The relationship of the vertebrates to the invertebrate chordates has been a matter of contention, but although these cladistic relationships are still being examined, it appears that the Craniata/Vertebrata are a monophyletic group that shares the five basic chordate characteristics with the other two subphyla, Urochordata and Cephalochordata. Traditional phylogenies place the cephalochordates as a sister clade to the chordates, a view that has been supported by most current molecular analyses. This hypothesis is further supported by the discovery of a fossil in China from the genus Haikouella. This organism seems to be an intermediate form between cephalochordates and vertebrates. The Haikouella fossils are about 530 million years old and appear similar to modern lancelets. These organisms had a brain and eyes, as do vertebrates, but lack the skull found in craniates.1 This evidence suggests that vertebrates arose during the Cambrian explosion.

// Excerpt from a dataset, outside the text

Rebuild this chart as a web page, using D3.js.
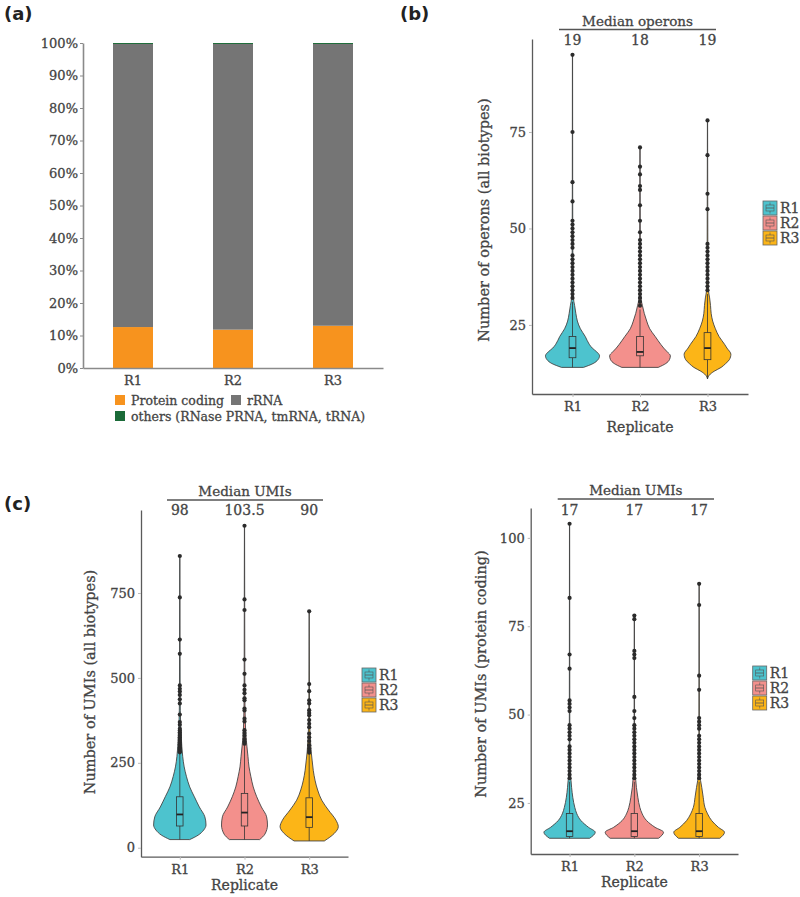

Vertebrates are the largest group of chordates, with more than 62,000 living species, which are grouped based on anatomical and physiological traits. More than one classification and naming scheme is used for these animals. Here we will consider the traditional groups Agnatha, Chondrichthyes, Osteichthyes, Amphibia, Reptilia, Aves, and Mammalia, which constitute classes in the subphylum Vertebrata/Craniata. Virtually all modern cladists classify birds within Reptilia, which correctly reflects their evolutionary heritage. Thus, we now have the nonavian reptiles and the avian reptiles in our reptilian classification. We consider them separately only for convenience. Further, we will consider hagfishes and lampreys together as jawless fishes, the Agnatha, although emerging classification schemes separate them into chordate jawless fishes (the hagfishes) and vertebrate jawless fishes (the lampreys).
Animals that possess jaws are known as gnathostomes, which means “jawed mouth.” Gnathostomes include fishes and tetrapods. Tetrapod literally means “four-footed,” which refers to the phylogenetic history of various land vertebrates, even though in some of the tetrapods, the limbs may have been modified for purposes other than walking. Tetrapods include amphibians, reptiles, birds, and mammals, and technically could also refer to the extinct fishlike groups that gave rise to the tetrapods. Tetrapods can be further divided into two groups: amphibians and amniotes. Amniotes are animals whose eggs contain four extraembryonic membranes (yolk sac, amnion, chorion, and allantois) that provide nutrition and a water-retaining environment for their embryos. Amniotes are adapted for terrestrial living, and include mammals, reptiles, and birds.
Footnotes
- 1Chen, J. Y., Huang, D. Y., and Li, C. W., “An early Cambrian craniate-like chordate,” Nature 402 (1999): 518–522, doi:10.1038/990080.